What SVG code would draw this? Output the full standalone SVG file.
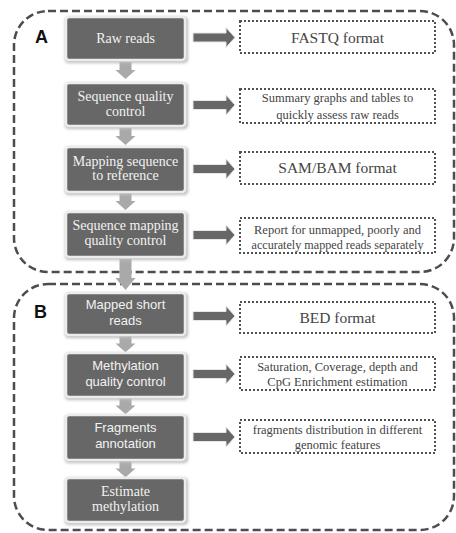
<svg xmlns="http://www.w3.org/2000/svg" width="456" height="533" viewBox="0 0 456 533">
<style>
.grp{fill:none;stroke:#4d4d4d;stroke-width:2.5;stroke-dasharray:8 4}
.node{fill:#676767;stroke:#ececec;stroke-width:2.5}
.shadow{fill:#bdbdbd;filter:url(#blur)}
.nt{font-family:"Liberation Serif",serif;font-size:14px;fill:#f2f2f2;text-anchor:middle}
.ns{font-family:"Liberation Sans",sans-serif;font-size:13px;fill:#f2f2f2;text-anchor:middle}
.out{fill:#fff;stroke:#505050;stroke-width:2;stroke-dasharray:2 2}
.ot{font-family:"Liberation Serif",serif;font-size:12.5px;fill:#444;text-anchor:middle}
.ob{font-family:"Liberation Serif",serif;font-size:15.5px;fill:#444;text-anchor:middle}
.lab{font-family:"Liberation Sans",sans-serif;font-size:18px;font-weight:bold;fill:#111}
.ra{fill:#676767;stroke:#e6e6e6;stroke-width:1}
.da{fill:#a9a9a9}
</style>
<defs>
<filter id="blur" x="-10%" y="-20%" width="120%" height="140%"><feGaussianBlur stdDeviation="1.5"/></filter>
<path id="rarr" d="M0,-4.5 H33 V-10 L42,0 L33,10 V4.5 H0 Z"/>
<path id="darr" d="M-6,0 H6 V8 H10 L0,17 L-10,8 H-6 Z"/>
</defs>
<rect fill="#fff" width="456" height="533"/>
<g id="groupA"><rect class="grp" x="14" y="11" width="440" height="261" rx="34"/><text class="lab" x="35" y="43">A</text></g>
<g id="groupB"><rect class="grp" x="14" y="284" width="440" height="246" rx="34"/><text class="lab" x="34" y="318">B</text></g>
<g id="connectors">
<use href="#darr" class="da" x="125.5" y="62"/>
<use href="#darr" class="da" x="125.5" y="128"/>
<use href="#darr" class="da" x="125.5" y="193"/>
<path class="da" d="M119.5,259 H131.5 V278 H135.5 L125.5,290 L115.5,278 H119.5 Z"/>
<use href="#darr" class="da" transform="translate(125.5,336) scale(1,0.95)"/>
<use href="#darr" class="da" transform="translate(125.5,398) scale(1,0.95)"/>
<use href="#darr" class="da" transform="translate(125.5,461) scale(1,0.95)"/>
<use href="#rarr" class="ra" x="193" y="37.5"/>
<use href="#rarr" class="ra" x="193" y="105"/>
<use href="#rarr" class="ra" x="193" y="169"/>
<use href="#rarr" class="ra" x="193" y="235"/>
<use href="#rarr" class="ra" x="193" y="316"/>
<use href="#rarr" class="ra" x="193" y="374"/>
<use href="#rarr" class="ra" x="193" y="437"/>
</g>
<g id="n1"><rect class="shadow" x="65" y="17" width="123" height="46" rx="4"/><rect class="node" x="66" y="17" width="119" height="43" rx="3"/><text class="nt" x="125.5" y="43">Raw reads</text></g>
<g id="n2"><rect class="shadow" x="65" y="83" width="123" height="46" rx="4"/><rect class="node" x="66" y="83" width="119" height="43" rx="3"/><text class="nt" x="125.5" y="101">Sequence quality</text><text class="nt" x="125.5" y="116">control</text></g>
<g id="n3"><rect class="shadow" x="65" y="147" width="123" height="48" rx="4"/><rect class="node" x="66" y="147" width="119" height="45" rx="3"/><text class="nt" x="125.5" y="166">Mapping sequence</text><text class="nt" x="125.5" y="180">to reference</text></g>
<g id="n4"><rect class="shadow" x="65" y="212" width="123" height="48" rx="4"/><rect class="node" x="66" y="212" width="119" height="45" rx="3"/><text class="nt" x="125.5" y="230">Sequence mapping</text><text class="nt" x="125.5" y="245">quality control</text></g>
<g id="n5"><rect class="shadow" x="65" y="293" width="123" height="45" rx="4"/><rect class="node" x="66" y="293" width="119" height="42" rx="3"/><text class="ns" x="125.5" y="309">Mapped short</text><text class="ns" x="125.5" y="325">reads</text></g>
<g id="n6"><rect class="shadow" x="65" y="353" width="123" height="47" rx="4"/><rect class="node" x="66" y="353" width="119" height="44" rx="3"/><text class="ns" x="125.5" y="370">Methylation</text><text class="ns" x="125.5" y="386">quality control</text></g>
<g id="n7"><rect class="shadow" x="65" y="415" width="123" height="48" rx="4"/><rect class="node" x="66" y="415" width="119" height="45" rx="3"/><text class="ns" x="125.5" y="432">Fragments</text><text class="ns" x="125.5" y="448">annotation</text></g>
<g id="n8"><rect class="shadow" x="65" y="478" width="123" height="47" rx="4"/><rect class="node" x="66" y="478" width="119" height="44" rx="3"/><text class="nt" x="125.5" y="496">Estimate</text><text class="nt" x="125.5" y="511">methylation</text></g>
<g id="o1"><rect class="out" x="240" y="21" width="195" height="32"/><text class="ob" x="337.5" y="43">FASTQ format</text></g>
<g id="o2"><rect class="out" x="240" y="89" width="195" height="34"/><text class="ot" x="337.5" y="102" font-size="13">Summary graphs and tables to</text><text class="ot" x="337.5" y="119" font-size="13">quickly assess raw reads</text></g>
<g id="o3"><rect class="out" x="240" y="152" width="195" height="32"/><text class="ob" x="337.5" y="173">SAM/BAM format</text></g>
<g id="o4"><rect class="out" x="240" y="218" width="195" height="35"/><text class="ot" x="337.5" y="234">Report for unmapped, poorly and</text><text class="ot" x="337.5" y="249" textLength="172" lengthAdjust="spacingAndGlyphs">accurately mapped reads separately</text></g>
<g id="o5"><rect class="out" x="240" y="302" width="195" height="31"/><text class="ob" x="337.5" y="323">BED format</text></g>
<g id="o6"><rect class="out" x="240" y="357" width="195" height="33"/><text class="ot" x="337.5" y="371">Saturation, Coverage, depth and</text><text class="ot" x="337.5" y="386">CpG Enrichment estimation</text></g>
<g id="o7"><rect class="out" x="240" y="420" width="195" height="33"/><text class="ot" x="337.5" y="434">fragments distribution in different</text><text class="ot" x="337.5" y="449">genomic features</text></g>
</svg>
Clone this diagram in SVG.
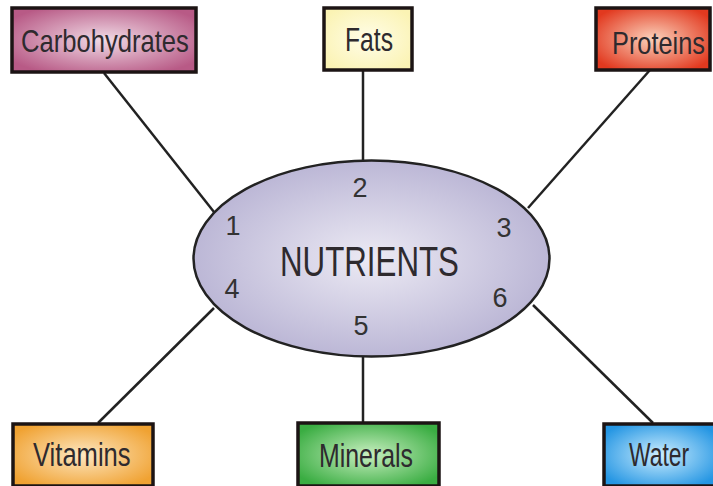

####################

*Task statement:* All records should be output exactly, with the pictures left out.

*Response:*
What SVG code would draw this? Output the full standalone SVG file.
<svg xmlns="http://www.w3.org/2000/svg" width="456" height="533" viewBox="0 0 456 533">
<style>
.grp{fill:none;stroke:#4d4d4d;stroke-width:2.5;stroke-dasharray:8 4}
.node{fill:#676767;stroke:#ececec;stroke-width:2.5}
.shadow{fill:#bdbdbd;filter:url(#blur)}
.nt{font-family:"Liberation Serif",serif;font-size:14px;fill:#f2f2f2;text-anchor:middle}
.ns{font-family:"Liberation Sans",sans-serif;font-size:13px;fill:#f2f2f2;text-anchor:middle}
.out{fill:#fff;stroke:#505050;stroke-width:2;stroke-dasharray:2 2}
.ot{font-family:"Liberation Serif",serif;font-size:12.5px;fill:#444;text-anchor:middle}
.ob{font-family:"Liberation Serif",serif;font-size:15.5px;fill:#444;text-anchor:middle}
.lab{font-family:"Liberation Sans",sans-serif;font-size:18px;font-weight:bold;fill:#111}
.ra{fill:#676767;stroke:#e6e6e6;stroke-width:1}
.da{fill:#a9a9a9}
</style>
<defs>
<filter id="blur" x="-10%" y="-20%" width="120%" height="140%"><feGaussianBlur stdDeviation="1.5"/></filter>
<path id="rarr" d="M0,-4.5 H33 V-10 L42,0 L33,10 V4.5 H0 Z"/>
<path id="darr" d="M-6,0 H6 V8 H10 L0,17 L-10,8 H-6 Z"/>
</defs>
<rect fill="#fff" width="456" height="533"/>
<g id="groupA"><rect class="grp" x="14" y="11" width="440" height="261" rx="34"/><text class="lab" x="35" y="43">A</text></g>
<g id="groupB"><rect class="grp" x="14" y="284" width="440" height="246" rx="34"/><text class="lab" x="34" y="318">B</text></g>
<g id="connectors">
<use href="#darr" class="da" x="125.5" y="62"/>
<use href="#darr" class="da" x="125.5" y="128"/>
<use href="#darr" class="da" x="125.5" y="193"/>
<path class="da" d="M119.5,259 H131.5 V278 H135.5 L125.5,290 L115.5,278 H119.5 Z"/>
<use href="#darr" class="da" transform="translate(125.5,336) scale(1,0.95)"/>
<use href="#darr" class="da" transform="translate(125.5,398) scale(1,0.95)"/>
<use href="#darr" class="da" transform="translate(125.5,461) scale(1,0.95)"/>
<use href="#rarr" class="ra" x="193" y="37.5"/>
<use href="#rarr" class="ra" x="193" y="105"/>
<use href="#rarr" class="ra" x="193" y="169"/>
<use href="#rarr" class="ra" x="193" y="235"/>
<use href="#rarr" class="ra" x="193" y="316"/>
<use href="#rarr" class="ra" x="193" y="374"/>
<use href="#rarr" class="ra" x="193" y="437"/>
</g>
<g id="n1"><rect class="shadow" x="65" y="17" width="123" height="46" rx="4"/><rect class="node" x="66" y="17" width="119" height="43" rx="3"/><text class="nt" x="125.5" y="43">Raw reads</text></g>
<g id="n2"><rect class="shadow" x="65" y="83" width="123" height="46" rx="4"/><rect class="node" x="66" y="83" width="119" height="43" rx="3"/><text class="nt" x="125.5" y="101">Sequence quality</text><text class="nt" x="125.5" y="116">control</text></g>
<g id="n3"><rect class="shadow" x="65" y="147" width="123" height="48" rx="4"/><rect class="node" x="66" y="147" width="119" height="45" rx="3"/><text class="nt" x="125.5" y="166">Mapping sequence</text><text class="nt" x="125.5" y="180">to reference</text></g>
<g id="n4"><rect class="shadow" x="65" y="212" width="123" height="48" rx="4"/><rect class="node" x="66" y="212" width="119" height="45" rx="3"/><text class="nt" x="125.5" y="230">Sequence mapping</text><text class="nt" x="125.5" y="245">quality control</text></g>
<g id="n5"><rect class="shadow" x="65" y="293" width="123" height="45" rx="4"/><rect class="node" x="66" y="293" width="119" height="42" rx="3"/><text class="ns" x="125.5" y="309">Mapped short</text><text class="ns" x="125.5" y="325">reads</text></g>
<g id="n6"><rect class="shadow" x="65" y="353" width="123" height="47" rx="4"/><rect class="node" x="66" y="353" width="119" height="44" rx="3"/><text class="ns" x="125.5" y="370">Methylation</text><text class="ns" x="125.5" y="386">quality control</text></g>
<g id="n7"><rect class="shadow" x="65" y="415" width="123" height="48" rx="4"/><rect class="node" x="66" y="415" width="119" height="45" rx="3"/><text class="ns" x="125.5" y="432">Fragments</text><text class="ns" x="125.5" y="448">annotation</text></g>
<g id="n8"><rect class="shadow" x="65" y="478" width="123" height="47" rx="4"/><rect class="node" x="66" y="478" width="119" height="44" rx="3"/><text class="nt" x="125.5" y="496">Estimate</text><text class="nt" x="125.5" y="511">methylation</text></g>
<g id="o1"><rect class="out" x="240" y="21" width="195" height="32"/><text class="ob" x="337.5" y="43">FASTQ format</text></g>
<g id="o2"><rect class="out" x="240" y="89" width="195" height="34"/><text class="ot" x="337.5" y="102" font-size="13">Summary graphs and tables to</text><text class="ot" x="337.5" y="119" font-size="13">quickly assess raw reads</text></g>
<g id="o3"><rect class="out" x="240" y="152" width="195" height="32"/><text class="ob" x="337.5" y="173">SAM/BAM format</text></g>
<g id="o4"><rect class="out" x="240" y="218" width="195" height="35"/><text class="ot" x="337.5" y="234">Report for unmapped, poorly and</text><text class="ot" x="337.5" y="249" textLength="172" lengthAdjust="spacingAndGlyphs">accurately mapped reads separately</text></g>
<g id="o5"><rect class="out" x="240" y="302" width="195" height="31"/><text class="ob" x="337.5" y="323">BED format</text></g>
<g id="o6"><rect class="out" x="240" y="357" width="195" height="33"/><text class="ot" x="337.5" y="371">Saturation, Coverage, depth and</text><text class="ot" x="337.5" y="386">CpG Enrichment estimation</text></g>
<g id="o7"><rect class="out" x="240" y="420" width="195" height="33"/><text class="ot" x="337.5" y="434">fragments distribution in different</text><text class="ot" x="337.5" y="449">genomic features</text></g>
</svg>
Clone this diagram in SVG.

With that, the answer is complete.